** BEGIN Stored data **
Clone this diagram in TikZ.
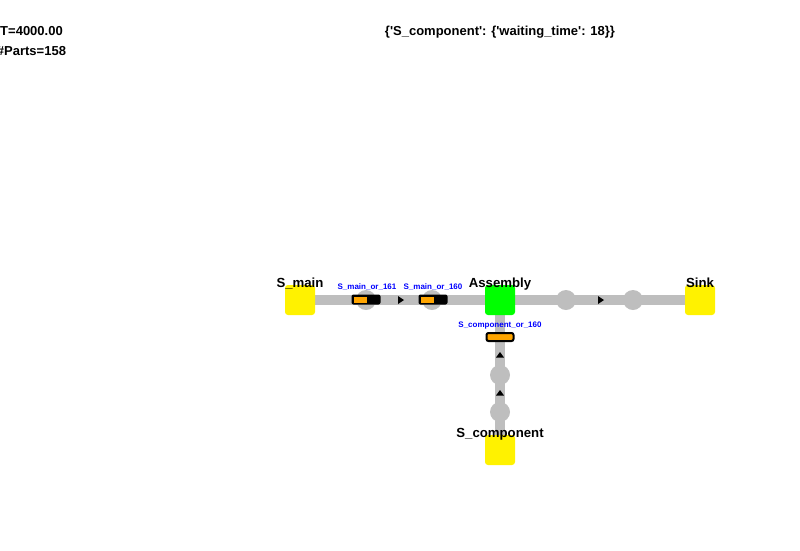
** END Stored data **
** BEGIN Stored data **
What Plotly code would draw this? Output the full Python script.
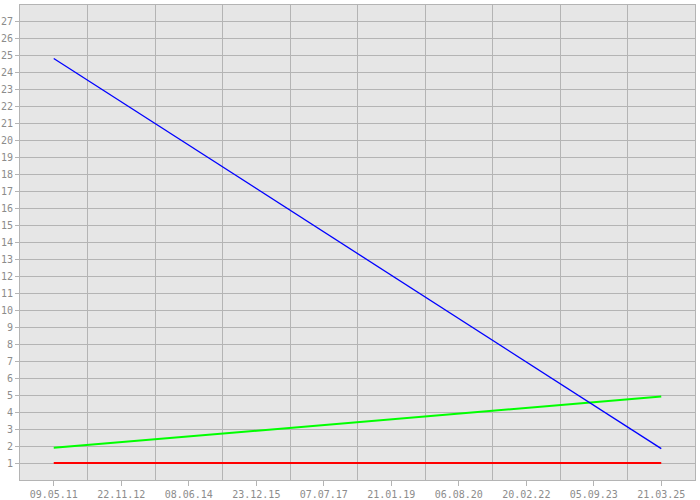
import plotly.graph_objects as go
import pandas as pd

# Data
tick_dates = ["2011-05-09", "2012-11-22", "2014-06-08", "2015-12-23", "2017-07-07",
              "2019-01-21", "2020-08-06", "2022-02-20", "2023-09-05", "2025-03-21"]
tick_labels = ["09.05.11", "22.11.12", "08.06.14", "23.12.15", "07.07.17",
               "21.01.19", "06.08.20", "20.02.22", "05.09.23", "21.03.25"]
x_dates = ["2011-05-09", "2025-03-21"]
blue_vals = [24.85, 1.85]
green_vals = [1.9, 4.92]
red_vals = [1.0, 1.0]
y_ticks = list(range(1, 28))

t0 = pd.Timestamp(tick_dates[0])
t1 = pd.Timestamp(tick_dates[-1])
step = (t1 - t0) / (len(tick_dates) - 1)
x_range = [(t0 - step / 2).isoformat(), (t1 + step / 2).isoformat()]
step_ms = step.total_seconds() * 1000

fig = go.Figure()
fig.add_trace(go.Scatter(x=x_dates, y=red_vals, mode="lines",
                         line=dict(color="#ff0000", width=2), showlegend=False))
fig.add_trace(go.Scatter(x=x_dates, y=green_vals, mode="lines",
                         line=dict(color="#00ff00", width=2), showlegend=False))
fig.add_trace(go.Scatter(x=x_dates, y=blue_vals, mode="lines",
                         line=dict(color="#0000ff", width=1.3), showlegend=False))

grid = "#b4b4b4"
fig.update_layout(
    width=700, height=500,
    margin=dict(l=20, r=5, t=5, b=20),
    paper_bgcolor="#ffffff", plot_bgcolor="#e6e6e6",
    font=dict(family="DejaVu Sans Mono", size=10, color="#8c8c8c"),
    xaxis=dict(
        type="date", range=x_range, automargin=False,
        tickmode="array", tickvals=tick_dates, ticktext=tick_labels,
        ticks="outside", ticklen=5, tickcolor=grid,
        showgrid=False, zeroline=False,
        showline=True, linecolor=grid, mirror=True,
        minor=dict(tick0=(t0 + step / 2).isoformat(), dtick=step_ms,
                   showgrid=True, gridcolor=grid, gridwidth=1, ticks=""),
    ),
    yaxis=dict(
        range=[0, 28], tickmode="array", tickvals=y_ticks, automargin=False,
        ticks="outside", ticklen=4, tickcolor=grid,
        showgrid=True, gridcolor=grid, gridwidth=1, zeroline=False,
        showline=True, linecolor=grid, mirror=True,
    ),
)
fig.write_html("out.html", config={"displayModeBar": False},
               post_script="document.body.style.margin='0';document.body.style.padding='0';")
** END Stored data **
- Instructions for the task: In the material above, show every line where the word "this" turns up.

- Exercise output:
Clone this diagram in TikZ.
What Plotly code would draw this? Output the full Python script.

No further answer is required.